— start —

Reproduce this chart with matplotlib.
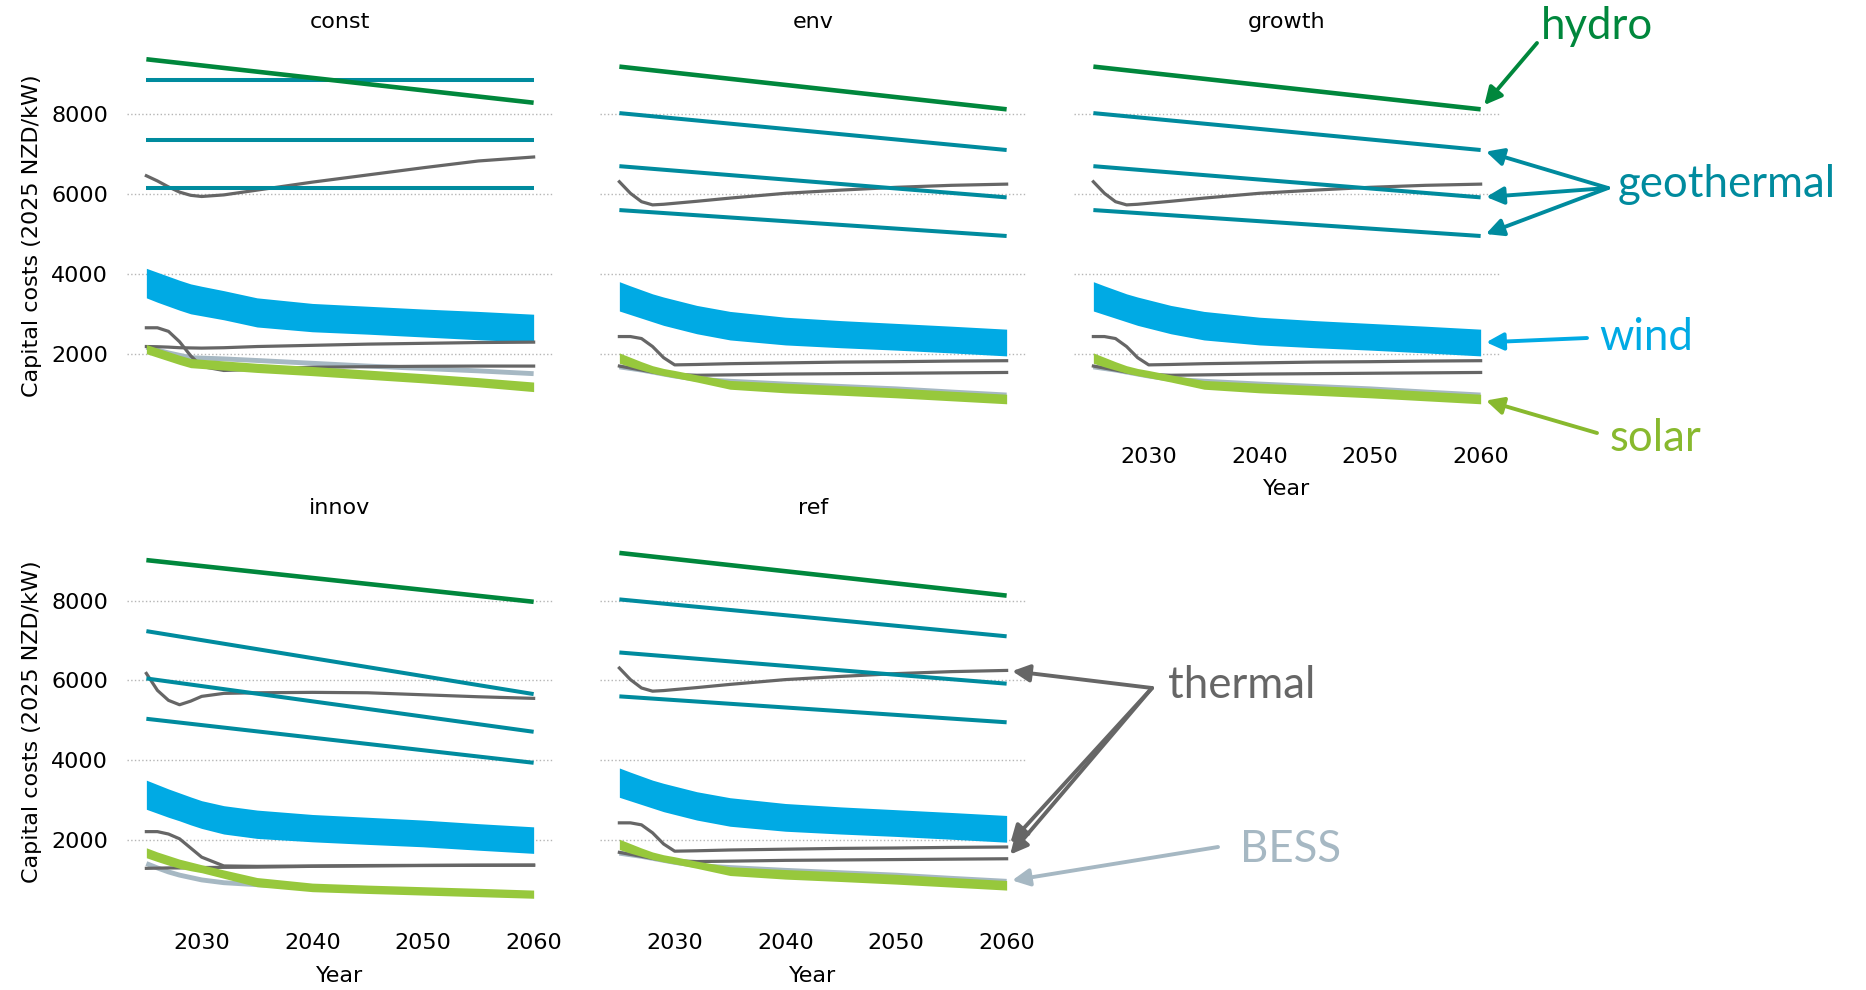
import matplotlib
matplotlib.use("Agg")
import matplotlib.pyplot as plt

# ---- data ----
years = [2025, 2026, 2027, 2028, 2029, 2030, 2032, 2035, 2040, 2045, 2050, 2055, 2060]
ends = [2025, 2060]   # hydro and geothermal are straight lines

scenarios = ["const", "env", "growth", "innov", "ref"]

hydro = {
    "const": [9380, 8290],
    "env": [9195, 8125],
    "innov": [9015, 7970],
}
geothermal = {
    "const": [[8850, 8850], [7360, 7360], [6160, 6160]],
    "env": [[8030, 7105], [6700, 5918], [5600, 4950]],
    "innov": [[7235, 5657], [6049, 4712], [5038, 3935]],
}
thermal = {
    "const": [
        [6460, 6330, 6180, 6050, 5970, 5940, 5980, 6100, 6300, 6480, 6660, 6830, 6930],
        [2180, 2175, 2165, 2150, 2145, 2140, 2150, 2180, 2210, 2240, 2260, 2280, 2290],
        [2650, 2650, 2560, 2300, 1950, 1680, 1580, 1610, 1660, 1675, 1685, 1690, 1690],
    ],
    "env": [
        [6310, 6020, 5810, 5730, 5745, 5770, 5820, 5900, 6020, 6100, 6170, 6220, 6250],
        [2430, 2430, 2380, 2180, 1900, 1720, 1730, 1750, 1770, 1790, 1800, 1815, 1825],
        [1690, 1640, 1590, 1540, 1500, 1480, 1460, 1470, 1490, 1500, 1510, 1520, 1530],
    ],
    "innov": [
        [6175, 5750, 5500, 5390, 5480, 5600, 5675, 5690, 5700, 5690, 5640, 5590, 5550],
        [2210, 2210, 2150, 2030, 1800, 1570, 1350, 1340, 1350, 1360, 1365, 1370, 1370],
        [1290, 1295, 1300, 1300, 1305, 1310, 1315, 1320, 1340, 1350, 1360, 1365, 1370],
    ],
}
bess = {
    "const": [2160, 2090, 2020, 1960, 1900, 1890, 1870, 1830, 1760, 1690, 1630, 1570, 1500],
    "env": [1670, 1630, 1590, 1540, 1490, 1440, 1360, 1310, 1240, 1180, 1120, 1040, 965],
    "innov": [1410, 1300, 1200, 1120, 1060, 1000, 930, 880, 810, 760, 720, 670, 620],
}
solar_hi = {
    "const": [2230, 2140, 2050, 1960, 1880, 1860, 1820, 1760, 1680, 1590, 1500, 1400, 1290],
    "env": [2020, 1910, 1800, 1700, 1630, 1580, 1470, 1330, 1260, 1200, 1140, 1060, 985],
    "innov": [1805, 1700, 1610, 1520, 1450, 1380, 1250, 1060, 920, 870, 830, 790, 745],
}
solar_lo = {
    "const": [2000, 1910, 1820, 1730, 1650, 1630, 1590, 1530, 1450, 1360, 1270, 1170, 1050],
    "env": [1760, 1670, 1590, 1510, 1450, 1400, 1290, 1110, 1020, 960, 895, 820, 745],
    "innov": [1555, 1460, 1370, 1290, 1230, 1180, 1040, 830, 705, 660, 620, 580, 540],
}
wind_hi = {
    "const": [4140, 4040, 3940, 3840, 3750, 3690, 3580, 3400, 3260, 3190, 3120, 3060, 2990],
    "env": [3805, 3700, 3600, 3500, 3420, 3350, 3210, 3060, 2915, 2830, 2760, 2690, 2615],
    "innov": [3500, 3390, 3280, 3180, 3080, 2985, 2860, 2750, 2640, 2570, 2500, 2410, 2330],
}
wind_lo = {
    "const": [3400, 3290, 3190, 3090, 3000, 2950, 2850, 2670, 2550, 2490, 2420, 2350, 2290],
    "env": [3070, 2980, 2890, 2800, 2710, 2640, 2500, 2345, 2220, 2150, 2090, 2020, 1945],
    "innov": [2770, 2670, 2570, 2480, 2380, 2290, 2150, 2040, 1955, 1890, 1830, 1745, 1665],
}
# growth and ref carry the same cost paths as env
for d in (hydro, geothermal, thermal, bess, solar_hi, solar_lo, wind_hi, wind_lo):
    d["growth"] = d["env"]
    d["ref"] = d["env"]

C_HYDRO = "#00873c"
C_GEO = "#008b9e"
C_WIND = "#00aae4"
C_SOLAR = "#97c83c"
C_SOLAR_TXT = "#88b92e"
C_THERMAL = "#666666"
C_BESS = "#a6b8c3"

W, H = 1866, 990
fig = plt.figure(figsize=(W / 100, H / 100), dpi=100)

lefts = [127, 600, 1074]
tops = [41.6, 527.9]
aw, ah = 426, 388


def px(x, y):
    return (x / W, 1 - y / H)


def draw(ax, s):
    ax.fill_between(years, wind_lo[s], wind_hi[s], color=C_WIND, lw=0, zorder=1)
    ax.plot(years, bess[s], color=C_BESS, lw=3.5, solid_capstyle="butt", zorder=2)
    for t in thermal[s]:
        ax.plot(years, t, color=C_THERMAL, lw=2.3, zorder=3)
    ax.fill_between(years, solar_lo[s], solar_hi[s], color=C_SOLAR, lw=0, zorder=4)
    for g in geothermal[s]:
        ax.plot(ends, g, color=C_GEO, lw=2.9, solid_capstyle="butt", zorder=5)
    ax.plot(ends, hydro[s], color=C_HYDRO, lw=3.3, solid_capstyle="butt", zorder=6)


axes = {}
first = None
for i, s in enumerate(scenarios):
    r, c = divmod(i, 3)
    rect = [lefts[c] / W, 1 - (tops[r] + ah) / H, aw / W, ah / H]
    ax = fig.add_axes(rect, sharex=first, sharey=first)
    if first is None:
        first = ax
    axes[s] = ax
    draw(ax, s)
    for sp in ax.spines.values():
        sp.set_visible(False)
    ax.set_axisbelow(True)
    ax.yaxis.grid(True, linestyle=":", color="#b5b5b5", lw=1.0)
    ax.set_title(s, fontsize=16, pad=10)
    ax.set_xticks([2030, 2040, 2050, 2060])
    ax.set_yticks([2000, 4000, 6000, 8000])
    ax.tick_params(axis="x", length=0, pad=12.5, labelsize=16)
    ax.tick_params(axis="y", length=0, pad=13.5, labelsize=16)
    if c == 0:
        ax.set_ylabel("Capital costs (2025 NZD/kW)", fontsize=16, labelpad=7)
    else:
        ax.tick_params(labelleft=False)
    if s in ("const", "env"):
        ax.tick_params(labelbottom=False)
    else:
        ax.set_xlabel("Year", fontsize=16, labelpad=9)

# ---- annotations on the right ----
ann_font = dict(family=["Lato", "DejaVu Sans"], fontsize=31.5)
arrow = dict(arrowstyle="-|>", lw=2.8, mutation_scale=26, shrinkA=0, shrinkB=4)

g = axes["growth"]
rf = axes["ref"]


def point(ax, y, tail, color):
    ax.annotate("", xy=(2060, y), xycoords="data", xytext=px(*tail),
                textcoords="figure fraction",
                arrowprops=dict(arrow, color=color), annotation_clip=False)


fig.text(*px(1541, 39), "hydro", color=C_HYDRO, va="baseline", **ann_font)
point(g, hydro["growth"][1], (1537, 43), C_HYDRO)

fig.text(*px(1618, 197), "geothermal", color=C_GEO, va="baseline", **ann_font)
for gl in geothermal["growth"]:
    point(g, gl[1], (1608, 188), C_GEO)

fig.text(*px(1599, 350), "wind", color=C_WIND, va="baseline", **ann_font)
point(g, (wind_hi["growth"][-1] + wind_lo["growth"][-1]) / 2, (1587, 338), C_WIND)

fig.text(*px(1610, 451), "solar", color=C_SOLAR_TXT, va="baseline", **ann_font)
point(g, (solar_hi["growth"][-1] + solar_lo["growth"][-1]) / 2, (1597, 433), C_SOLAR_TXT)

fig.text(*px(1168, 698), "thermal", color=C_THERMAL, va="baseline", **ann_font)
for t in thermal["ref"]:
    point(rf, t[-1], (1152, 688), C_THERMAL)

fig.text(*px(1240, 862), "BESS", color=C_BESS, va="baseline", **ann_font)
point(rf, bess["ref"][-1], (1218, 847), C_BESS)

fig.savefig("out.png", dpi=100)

— end —

> **Task prompt**
Exactly reproduce the run of lines from the start of the listing through the line with "import matplotlib.pyplot as plt", inclusive; pictures are not copied.

> **Written response**
Reproduce this chart with matplotlib.
import matplotlib
matplotlib.use("Agg")
import matplotlib.pyplot as plt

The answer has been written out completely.